We worked on tying shoes all year last year with Ben. I mean, that’s kind of what kindergarten is for—learning how to read short vowel words and tying shoes. Right? Well, it was the only thing on his end of year report that got the dreaded needs improvement. My friend, Ashlie, posted a video on Facebook, and I decided I could still get a passing grade as kindergarten parent if we learned before first grade actually started. I sat down with my favorite little prince of do it myself, and WE DID IT! WE CAN TIE SHOES! The experience was made that much sweeter by the fact that Ben yelled “Yesssssssssssssssss” as he ran through the house in his tied shoes, whistling through the gap in his newly formed first grade teeth.

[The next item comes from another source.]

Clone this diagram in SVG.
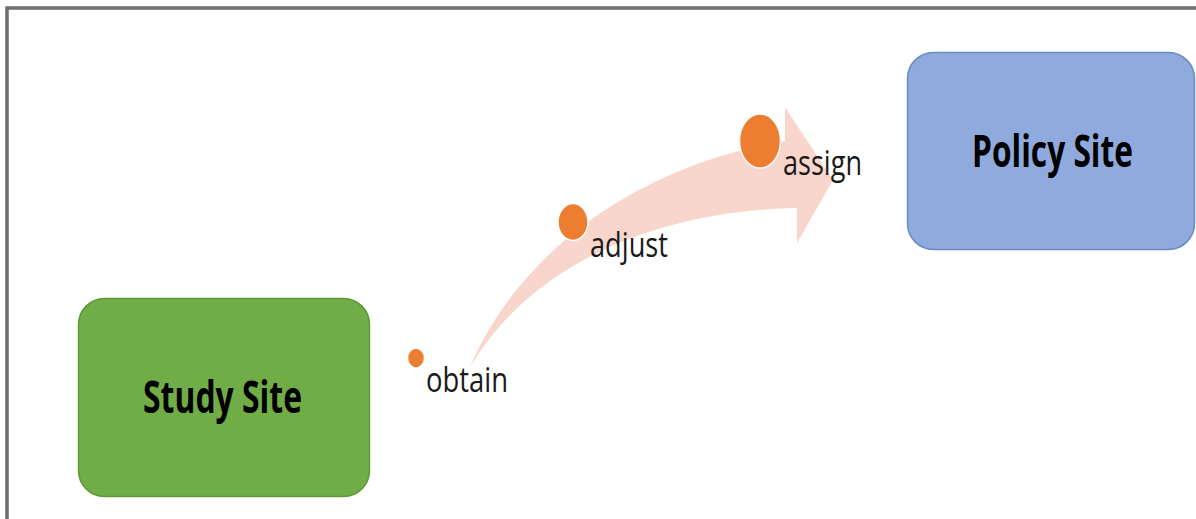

When Will’s friend, Jack, was over for a sleepover, I was informed that Jack was Abby’s boyfriend for like five minutes last year because as Jack explained, “I was held at mental gunpoint until I said I would be her boyfriend.” As Jack’s mom and I talked, I overheard Will say to Jack, “Yeah, I don’t think I’m a chick magnet like you because they all know I have a soulmate.” Oh, did I tell you that Will has decided "girlfriend" is too light a description of Becca (his girlfriend since 4K who lives in WA)? Later, he said, “I don’t know if soulmate is the right word either.” We consulted the thesaurus, and now Becca is his spirit kin. I die.

I could barely keep up with Ben as we walked home from school today—talking a mile a minute about how first grade is WAY, WAY better than kindergarten. I mean, they have real desks, and the gym/lunchroom is soOOOoooOooOOOoo close, and they get to rip pages out of their math books. What more could you want?